>>>>

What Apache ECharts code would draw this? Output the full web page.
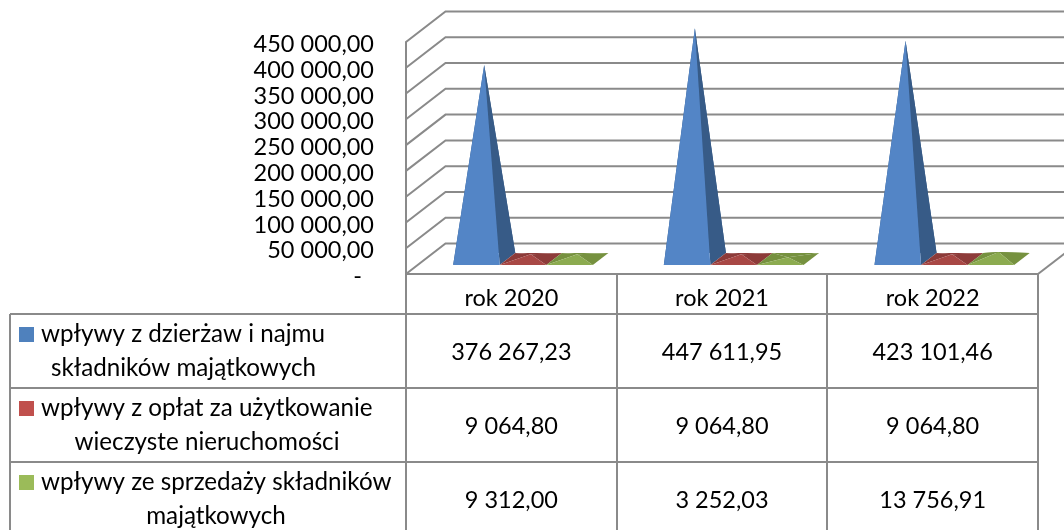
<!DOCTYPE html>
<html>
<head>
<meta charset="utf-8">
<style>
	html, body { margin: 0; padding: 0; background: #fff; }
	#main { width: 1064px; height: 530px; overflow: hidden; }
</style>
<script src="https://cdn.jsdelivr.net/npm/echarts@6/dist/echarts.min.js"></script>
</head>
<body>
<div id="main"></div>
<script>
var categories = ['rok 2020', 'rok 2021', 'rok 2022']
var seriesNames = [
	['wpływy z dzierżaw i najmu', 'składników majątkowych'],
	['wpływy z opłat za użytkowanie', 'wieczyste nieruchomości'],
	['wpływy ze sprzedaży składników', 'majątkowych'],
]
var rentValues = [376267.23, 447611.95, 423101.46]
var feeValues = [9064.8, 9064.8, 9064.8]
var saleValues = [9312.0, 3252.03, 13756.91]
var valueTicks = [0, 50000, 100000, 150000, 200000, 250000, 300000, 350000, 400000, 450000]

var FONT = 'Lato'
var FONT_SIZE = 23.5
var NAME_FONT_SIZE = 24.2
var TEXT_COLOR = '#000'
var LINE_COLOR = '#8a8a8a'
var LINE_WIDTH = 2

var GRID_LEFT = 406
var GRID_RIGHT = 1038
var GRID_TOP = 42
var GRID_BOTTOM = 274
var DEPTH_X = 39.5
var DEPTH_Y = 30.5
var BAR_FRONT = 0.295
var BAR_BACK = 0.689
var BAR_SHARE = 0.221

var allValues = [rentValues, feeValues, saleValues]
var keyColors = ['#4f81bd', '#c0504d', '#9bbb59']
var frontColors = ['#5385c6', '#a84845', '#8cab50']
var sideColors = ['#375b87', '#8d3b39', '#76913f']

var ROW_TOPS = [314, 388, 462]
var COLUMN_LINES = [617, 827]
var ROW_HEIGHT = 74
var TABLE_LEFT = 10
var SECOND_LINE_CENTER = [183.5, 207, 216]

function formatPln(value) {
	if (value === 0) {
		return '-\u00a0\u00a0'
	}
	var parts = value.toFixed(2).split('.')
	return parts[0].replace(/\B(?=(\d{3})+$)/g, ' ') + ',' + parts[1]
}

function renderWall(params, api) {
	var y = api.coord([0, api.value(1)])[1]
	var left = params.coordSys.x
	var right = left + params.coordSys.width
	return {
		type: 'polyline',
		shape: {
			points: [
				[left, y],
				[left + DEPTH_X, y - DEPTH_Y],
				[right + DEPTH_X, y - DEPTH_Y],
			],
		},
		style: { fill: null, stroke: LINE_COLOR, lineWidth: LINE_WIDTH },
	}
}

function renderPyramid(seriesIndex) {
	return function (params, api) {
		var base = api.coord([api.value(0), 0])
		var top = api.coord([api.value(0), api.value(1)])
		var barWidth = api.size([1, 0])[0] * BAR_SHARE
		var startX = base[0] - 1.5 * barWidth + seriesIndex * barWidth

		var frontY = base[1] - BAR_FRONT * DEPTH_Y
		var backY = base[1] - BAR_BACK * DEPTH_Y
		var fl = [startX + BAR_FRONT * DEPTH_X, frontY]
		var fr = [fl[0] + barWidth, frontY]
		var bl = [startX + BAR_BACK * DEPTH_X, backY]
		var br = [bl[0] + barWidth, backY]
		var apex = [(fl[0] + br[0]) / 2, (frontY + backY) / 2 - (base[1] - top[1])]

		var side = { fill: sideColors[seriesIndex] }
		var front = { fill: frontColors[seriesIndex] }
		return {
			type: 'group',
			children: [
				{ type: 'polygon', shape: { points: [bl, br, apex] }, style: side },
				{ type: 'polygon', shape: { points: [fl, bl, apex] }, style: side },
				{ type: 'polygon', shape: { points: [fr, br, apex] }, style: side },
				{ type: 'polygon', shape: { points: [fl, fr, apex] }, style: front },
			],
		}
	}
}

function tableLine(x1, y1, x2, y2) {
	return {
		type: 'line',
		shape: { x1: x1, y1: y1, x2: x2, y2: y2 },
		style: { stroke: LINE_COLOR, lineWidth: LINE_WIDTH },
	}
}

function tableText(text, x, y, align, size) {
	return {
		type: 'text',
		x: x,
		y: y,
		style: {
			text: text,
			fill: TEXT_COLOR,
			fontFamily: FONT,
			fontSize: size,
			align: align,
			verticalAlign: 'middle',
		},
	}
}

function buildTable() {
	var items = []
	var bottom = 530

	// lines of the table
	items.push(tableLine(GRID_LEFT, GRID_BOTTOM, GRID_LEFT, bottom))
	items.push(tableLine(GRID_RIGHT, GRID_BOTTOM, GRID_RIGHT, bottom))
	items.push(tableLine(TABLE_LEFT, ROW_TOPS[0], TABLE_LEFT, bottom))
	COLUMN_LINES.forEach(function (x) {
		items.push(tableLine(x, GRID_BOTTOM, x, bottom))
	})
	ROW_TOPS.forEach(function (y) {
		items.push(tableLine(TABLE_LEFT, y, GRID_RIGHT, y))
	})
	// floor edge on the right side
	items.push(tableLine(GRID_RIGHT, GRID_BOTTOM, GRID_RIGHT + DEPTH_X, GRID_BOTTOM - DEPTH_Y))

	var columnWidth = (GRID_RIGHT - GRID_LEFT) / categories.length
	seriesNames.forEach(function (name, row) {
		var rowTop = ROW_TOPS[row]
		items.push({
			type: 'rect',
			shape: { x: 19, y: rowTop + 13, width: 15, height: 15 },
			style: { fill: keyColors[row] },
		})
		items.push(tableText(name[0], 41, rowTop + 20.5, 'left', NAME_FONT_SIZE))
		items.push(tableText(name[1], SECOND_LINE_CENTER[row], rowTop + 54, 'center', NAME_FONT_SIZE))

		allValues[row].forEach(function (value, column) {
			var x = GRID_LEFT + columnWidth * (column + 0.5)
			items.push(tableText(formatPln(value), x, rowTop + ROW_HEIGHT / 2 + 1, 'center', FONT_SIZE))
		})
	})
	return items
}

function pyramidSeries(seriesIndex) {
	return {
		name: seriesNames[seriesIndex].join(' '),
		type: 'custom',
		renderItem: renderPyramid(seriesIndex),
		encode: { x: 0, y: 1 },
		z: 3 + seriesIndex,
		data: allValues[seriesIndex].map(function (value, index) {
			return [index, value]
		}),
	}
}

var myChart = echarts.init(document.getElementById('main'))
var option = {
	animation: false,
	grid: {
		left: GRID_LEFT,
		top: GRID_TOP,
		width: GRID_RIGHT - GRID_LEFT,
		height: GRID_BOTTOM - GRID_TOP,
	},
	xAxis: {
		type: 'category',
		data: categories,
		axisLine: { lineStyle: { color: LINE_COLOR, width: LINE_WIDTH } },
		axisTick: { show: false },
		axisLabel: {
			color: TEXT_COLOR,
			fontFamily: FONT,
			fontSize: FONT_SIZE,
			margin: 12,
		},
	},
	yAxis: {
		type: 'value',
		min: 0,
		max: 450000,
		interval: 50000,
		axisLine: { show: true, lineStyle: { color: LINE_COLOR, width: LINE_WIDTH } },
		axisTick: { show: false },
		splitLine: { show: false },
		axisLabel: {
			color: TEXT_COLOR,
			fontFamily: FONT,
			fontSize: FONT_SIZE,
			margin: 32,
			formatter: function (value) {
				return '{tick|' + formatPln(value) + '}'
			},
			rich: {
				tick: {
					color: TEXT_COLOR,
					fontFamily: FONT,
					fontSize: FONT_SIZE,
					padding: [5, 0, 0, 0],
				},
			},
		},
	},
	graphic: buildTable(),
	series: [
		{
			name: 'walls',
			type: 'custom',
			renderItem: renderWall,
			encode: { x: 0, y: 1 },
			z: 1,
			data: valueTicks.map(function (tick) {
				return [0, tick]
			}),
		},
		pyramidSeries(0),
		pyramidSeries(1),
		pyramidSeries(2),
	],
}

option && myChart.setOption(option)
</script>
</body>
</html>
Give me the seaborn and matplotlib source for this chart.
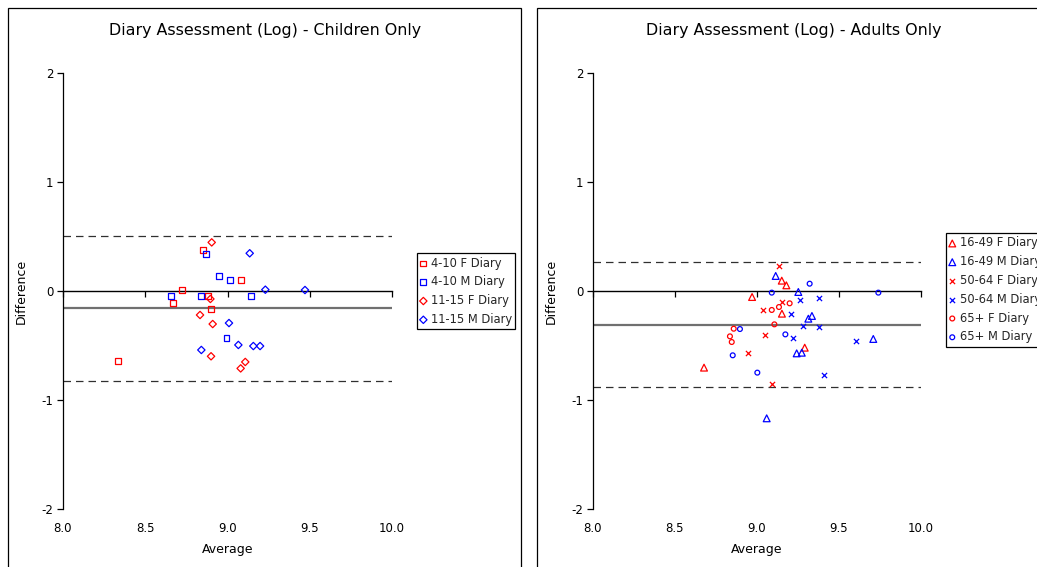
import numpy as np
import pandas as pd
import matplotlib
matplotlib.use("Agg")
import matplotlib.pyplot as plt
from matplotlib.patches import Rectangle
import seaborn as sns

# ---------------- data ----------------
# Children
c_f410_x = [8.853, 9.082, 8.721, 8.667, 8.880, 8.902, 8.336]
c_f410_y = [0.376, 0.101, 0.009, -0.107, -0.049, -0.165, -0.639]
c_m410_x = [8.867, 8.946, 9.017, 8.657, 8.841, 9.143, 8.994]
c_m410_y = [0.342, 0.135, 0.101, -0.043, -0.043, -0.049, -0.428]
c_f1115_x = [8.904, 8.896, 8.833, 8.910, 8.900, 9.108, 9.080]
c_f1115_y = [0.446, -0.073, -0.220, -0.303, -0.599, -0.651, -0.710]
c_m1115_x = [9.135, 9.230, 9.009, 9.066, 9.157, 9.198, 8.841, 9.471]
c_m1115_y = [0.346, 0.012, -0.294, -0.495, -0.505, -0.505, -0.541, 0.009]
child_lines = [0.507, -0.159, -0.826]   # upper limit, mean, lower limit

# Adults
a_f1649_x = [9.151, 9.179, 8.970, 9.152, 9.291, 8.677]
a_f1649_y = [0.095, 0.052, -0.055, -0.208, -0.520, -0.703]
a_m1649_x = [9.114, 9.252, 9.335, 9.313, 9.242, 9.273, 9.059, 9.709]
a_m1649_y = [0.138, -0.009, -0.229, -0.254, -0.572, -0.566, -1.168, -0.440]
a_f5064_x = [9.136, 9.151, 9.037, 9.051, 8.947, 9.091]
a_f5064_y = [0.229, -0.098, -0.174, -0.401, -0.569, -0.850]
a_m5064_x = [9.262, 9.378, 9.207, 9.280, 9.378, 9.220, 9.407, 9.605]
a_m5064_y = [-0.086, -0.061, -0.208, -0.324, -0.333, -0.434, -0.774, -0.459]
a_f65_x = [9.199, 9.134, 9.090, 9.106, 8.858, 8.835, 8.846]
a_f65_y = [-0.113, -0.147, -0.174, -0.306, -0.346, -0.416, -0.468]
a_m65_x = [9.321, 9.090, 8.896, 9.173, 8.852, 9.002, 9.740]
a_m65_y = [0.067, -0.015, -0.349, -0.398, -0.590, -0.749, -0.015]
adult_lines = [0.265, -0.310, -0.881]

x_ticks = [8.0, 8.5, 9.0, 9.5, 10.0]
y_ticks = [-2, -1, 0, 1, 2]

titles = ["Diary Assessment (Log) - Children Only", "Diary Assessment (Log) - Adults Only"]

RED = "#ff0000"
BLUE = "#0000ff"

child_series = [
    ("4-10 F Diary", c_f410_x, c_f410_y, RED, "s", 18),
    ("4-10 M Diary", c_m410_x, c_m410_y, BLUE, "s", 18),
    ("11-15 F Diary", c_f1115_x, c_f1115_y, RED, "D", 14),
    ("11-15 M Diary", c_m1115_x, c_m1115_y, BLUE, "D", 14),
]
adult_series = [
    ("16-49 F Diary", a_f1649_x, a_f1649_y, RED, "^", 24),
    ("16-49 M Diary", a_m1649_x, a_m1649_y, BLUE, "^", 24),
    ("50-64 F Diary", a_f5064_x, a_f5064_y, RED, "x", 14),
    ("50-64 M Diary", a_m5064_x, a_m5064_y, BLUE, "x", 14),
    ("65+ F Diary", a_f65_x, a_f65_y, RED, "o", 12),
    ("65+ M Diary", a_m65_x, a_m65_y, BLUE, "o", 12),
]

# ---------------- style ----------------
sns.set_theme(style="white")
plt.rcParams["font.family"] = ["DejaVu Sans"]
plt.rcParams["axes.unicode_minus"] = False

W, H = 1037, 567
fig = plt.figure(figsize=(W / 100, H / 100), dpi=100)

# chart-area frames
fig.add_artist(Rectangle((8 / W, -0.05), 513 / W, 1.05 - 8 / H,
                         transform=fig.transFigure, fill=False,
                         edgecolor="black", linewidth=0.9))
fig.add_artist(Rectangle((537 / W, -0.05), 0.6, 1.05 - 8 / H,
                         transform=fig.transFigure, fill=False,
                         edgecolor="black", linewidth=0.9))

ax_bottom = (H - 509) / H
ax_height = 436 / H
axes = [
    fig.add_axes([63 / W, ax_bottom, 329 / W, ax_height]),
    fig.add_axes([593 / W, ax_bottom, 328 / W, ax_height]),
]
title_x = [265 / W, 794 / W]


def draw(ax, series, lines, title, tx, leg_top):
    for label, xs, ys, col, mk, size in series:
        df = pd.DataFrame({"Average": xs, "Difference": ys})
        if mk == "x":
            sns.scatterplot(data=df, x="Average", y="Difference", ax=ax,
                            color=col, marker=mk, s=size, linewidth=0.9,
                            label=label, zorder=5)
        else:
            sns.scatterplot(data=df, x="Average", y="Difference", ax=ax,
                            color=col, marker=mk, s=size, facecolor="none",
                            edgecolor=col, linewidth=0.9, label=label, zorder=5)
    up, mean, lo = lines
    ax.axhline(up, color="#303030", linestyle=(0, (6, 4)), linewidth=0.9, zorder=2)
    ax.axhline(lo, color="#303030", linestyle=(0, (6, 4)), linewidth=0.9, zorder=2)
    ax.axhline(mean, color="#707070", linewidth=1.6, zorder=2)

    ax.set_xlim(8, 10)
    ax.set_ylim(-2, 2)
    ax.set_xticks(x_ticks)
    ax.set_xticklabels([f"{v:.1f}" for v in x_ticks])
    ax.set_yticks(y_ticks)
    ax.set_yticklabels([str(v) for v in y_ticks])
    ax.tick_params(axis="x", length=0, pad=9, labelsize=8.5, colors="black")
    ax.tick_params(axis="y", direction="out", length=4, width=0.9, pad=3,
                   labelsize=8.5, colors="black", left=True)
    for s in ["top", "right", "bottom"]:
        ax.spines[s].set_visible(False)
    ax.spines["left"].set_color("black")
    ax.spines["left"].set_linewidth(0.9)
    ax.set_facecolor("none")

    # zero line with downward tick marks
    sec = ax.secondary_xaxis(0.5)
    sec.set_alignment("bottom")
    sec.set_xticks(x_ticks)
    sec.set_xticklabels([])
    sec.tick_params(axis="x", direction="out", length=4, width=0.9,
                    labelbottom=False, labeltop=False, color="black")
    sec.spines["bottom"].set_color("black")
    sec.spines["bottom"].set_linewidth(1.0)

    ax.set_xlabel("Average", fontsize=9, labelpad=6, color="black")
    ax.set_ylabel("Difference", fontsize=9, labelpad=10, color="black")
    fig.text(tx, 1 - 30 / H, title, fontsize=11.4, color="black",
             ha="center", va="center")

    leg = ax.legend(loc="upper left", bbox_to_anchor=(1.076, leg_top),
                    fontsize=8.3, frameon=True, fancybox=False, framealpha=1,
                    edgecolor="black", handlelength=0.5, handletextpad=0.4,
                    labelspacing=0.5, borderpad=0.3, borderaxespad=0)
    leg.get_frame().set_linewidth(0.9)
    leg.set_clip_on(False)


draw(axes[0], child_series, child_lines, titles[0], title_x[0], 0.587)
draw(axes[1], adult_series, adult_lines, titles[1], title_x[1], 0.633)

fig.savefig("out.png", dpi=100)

<<<<

Stated goal: Repeat the lines from where the entries begin to the line with "var SECOND_LINE_CENTER = [183.5, 207, 216]", both included. Any picture is left out.

Complete response:
What Apache ECharts code would draw this? Output the full web page.
<!DOCTYPE html>
<html>
<head>
<meta charset="utf-8">
<style>
	html, body { margin: 0; padding: 0; background: #fff; }
	#main { width: 1064px; height: 530px; overflow: hidden; }
</style>
<script src="https://cdn.jsdelivr.net/npm/echarts@6/dist/echarts.min.js"></script>
</head>
<body>
<div id="main"></div>
<script>
var categories = ['rok 2020', 'rok 2021', 'rok 2022']
var seriesNames = [
	['wpływy z dzierżaw i najmu', 'składników majątkowych'],
	['wpływy z opłat za użytkowanie', 'wieczyste nieruchomości'],
	['wpływy ze sprzedaży składników', 'majątkowych'],
]
var rentValues = [376267.23, 447611.95, 423101.46]
var feeValues = [9064.8, 9064.8, 9064.8]
var saleValues = [9312.0, 3252.03, 13756.91]
var valueTicks = [0, 50000, 100000, 150000, 200000, 250000, 300000, 350000, 400000, 450000]

var FONT = 'Lato'
var FONT_SIZE = 23.5
var NAME_FONT_SIZE = 24.2
var TEXT_COLOR = '#000'
var LINE_COLOR = '#8a8a8a'
var LINE_WIDTH = 2

var GRID_LEFT = 406
var GRID_RIGHT = 1038
var GRID_TOP = 42
var GRID_BOTTOM = 274
var DEPTH_X = 39.5
var DEPTH_Y = 30.5
var BAR_FRONT = 0.295
var BAR_BACK = 0.689
var BAR_SHARE = 0.221

var allValues = [rentValues, feeValues, saleValues]
var keyColors = ['#4f81bd', '#c0504d', '#9bbb59']
var frontColors = ['#5385c6', '#a84845', '#8cab50']
var sideColors = ['#375b87', '#8d3b39', '#76913f']

var ROW_TOPS = [314, 388, 462]
var COLUMN_LINES = [617, 827]
var ROW_HEIGHT = 74
var TABLE_LEFT = 10
var SECOND_LINE_CENTER = [183.5, 207, 216]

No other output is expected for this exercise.